A huge star in Canis Major, the big dog, is getting ready to flood the interstellar market with huge supplies of chemical elements — everything from carbon and oxygen to silicon and iron. In fact, it’ll dump enough material to make several stars as massive as the Sun.
Wezen is Canis Major’s third-brightest star. It rises directly below the top dog, Sirius — the brightest star in the night sky. They’re in good view in the southeast by 8 or 8:30.
Wezen is a supergiant. It’s so large that if it took the Sun’s place in our own solar system, it would extend all the way out to Earth. It’s also more than 15 times as massive as the Sun.
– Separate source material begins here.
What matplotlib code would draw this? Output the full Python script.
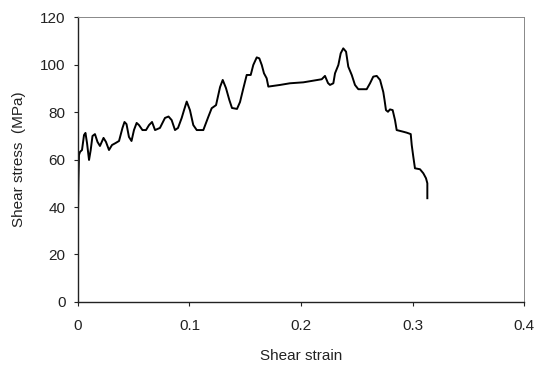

That extra weight squeezes the star’s core, heating it and revving up its nuclear “engine.”
And that’s what makes Wezen such a busy chemical factory. Stars fuse together lightweight elements in their cores to make heavier ones. They do so in stages. In the first, they fuse hydrogen to make helium. Next, they fuse the helium to make carbon, oxygen, and nitrogen. Stars like the Sun stop there. But heavy stars make even heavier elements — all the way up to iron.
When the core is converted to iron, it takes more energy to make heavier elements than the star can produce. So fusion stops and the core collapses. The outer layers then explode as a supernova. That expels many of the elements created inside the star into space — which is just what will happen with Wezen in a few million years.